- WRITTEN EXERCISE -
Copy out exactly the lines from the start of the data to the line containing "const seriesNames = ['Birke','Fichte'];". Include both.

***

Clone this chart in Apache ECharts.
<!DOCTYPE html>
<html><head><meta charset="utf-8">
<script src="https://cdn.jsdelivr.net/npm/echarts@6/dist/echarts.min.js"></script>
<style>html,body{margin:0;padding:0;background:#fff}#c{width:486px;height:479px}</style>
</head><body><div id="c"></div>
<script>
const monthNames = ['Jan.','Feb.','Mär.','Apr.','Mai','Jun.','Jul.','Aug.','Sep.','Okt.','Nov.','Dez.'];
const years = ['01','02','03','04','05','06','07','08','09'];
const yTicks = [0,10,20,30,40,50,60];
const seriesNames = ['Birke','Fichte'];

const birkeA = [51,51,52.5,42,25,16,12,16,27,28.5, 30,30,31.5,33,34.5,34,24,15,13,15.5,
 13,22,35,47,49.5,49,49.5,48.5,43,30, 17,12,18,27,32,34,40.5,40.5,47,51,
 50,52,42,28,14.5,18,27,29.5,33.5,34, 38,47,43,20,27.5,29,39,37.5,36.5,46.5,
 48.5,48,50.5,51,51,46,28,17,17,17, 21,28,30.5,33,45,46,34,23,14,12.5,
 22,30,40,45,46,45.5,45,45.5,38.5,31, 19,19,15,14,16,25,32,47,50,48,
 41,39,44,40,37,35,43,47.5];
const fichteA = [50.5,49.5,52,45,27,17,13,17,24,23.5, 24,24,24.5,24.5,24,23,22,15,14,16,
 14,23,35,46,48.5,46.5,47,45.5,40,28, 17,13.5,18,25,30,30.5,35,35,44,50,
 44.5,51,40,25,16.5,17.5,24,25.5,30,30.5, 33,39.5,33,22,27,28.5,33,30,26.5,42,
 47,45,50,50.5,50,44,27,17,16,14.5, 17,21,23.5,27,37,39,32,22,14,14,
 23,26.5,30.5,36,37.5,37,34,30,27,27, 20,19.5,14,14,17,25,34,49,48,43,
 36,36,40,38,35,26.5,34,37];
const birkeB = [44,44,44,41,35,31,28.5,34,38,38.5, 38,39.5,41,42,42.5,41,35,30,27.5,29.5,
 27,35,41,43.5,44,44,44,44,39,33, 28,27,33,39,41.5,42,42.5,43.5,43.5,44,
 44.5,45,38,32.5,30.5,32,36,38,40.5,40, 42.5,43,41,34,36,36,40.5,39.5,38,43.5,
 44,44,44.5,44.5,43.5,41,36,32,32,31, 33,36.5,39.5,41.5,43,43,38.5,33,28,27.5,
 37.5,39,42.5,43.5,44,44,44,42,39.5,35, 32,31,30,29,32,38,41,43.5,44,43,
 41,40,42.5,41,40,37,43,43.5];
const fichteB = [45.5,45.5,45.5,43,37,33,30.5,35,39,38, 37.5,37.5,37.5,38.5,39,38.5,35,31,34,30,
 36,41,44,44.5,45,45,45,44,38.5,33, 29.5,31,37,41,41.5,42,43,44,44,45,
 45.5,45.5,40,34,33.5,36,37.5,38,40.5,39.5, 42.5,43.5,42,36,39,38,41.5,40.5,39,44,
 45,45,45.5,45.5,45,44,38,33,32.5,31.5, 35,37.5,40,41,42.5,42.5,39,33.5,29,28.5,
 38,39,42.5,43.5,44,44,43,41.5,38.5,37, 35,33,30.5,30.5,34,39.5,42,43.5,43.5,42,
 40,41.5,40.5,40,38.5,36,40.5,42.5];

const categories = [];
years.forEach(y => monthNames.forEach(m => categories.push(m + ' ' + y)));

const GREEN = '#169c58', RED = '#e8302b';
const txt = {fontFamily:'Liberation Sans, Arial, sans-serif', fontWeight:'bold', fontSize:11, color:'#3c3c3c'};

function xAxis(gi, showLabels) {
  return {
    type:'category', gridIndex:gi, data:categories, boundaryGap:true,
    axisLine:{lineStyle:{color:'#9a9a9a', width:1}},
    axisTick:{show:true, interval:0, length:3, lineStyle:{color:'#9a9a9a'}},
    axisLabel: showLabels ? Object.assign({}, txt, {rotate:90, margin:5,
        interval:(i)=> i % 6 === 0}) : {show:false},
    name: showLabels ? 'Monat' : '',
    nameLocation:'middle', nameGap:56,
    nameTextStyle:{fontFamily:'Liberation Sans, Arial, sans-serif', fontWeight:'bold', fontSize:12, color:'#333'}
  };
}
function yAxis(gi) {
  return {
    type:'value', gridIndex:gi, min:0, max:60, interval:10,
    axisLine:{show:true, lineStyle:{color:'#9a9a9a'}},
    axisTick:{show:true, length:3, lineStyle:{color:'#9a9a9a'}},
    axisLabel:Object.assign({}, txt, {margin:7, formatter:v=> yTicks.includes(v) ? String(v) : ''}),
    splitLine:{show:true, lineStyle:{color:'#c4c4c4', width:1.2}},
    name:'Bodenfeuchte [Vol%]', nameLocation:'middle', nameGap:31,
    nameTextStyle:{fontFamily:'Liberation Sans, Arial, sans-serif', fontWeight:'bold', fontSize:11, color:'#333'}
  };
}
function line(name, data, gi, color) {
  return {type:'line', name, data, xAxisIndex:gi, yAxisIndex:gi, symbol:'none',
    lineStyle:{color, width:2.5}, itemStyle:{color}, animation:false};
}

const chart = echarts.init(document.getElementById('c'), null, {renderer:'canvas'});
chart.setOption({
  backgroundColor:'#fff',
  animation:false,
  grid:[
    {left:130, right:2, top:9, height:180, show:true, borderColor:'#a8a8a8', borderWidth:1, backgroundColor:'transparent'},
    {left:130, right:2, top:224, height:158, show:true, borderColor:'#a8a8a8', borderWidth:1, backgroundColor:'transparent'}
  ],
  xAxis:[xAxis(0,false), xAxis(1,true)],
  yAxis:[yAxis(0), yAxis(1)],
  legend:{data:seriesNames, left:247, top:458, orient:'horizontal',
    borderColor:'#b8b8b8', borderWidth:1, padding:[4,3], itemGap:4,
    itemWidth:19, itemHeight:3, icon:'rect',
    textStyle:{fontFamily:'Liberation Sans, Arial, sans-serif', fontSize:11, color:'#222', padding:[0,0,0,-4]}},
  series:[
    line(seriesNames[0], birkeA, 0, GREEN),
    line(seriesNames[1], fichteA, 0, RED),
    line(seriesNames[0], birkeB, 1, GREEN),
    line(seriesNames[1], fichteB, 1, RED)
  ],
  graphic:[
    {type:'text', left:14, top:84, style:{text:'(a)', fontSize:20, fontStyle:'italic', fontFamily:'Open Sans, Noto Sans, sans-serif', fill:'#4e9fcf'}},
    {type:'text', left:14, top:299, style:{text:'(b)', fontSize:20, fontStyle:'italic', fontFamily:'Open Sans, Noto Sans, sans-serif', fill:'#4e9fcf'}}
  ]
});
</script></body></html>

***

- TASK ANSWER -
Clone this chart in Apache ECharts.
<!DOCTYPE html>
<html><head><meta charset="utf-8">
<script src="https://cdn.jsdelivr.net/npm/echarts@6/dist/echarts.min.js"></script>
<style>html,body{margin:0;padding:0;background:#fff}#c{width:486px;height:479px}</style>
</head><body><div id="c"></div>
<script>
const monthNames = ['Jan.','Feb.','Mär.','Apr.','Mai','Jun.','Jul.','Aug.','Sep.','Okt.','Nov.','Dez.'];
const years = ['01','02','03','04','05','06','07','08','09'];
const yTicks = [0,10,20,30,40,50,60];
const seriesNames = ['Birke','Fichte'];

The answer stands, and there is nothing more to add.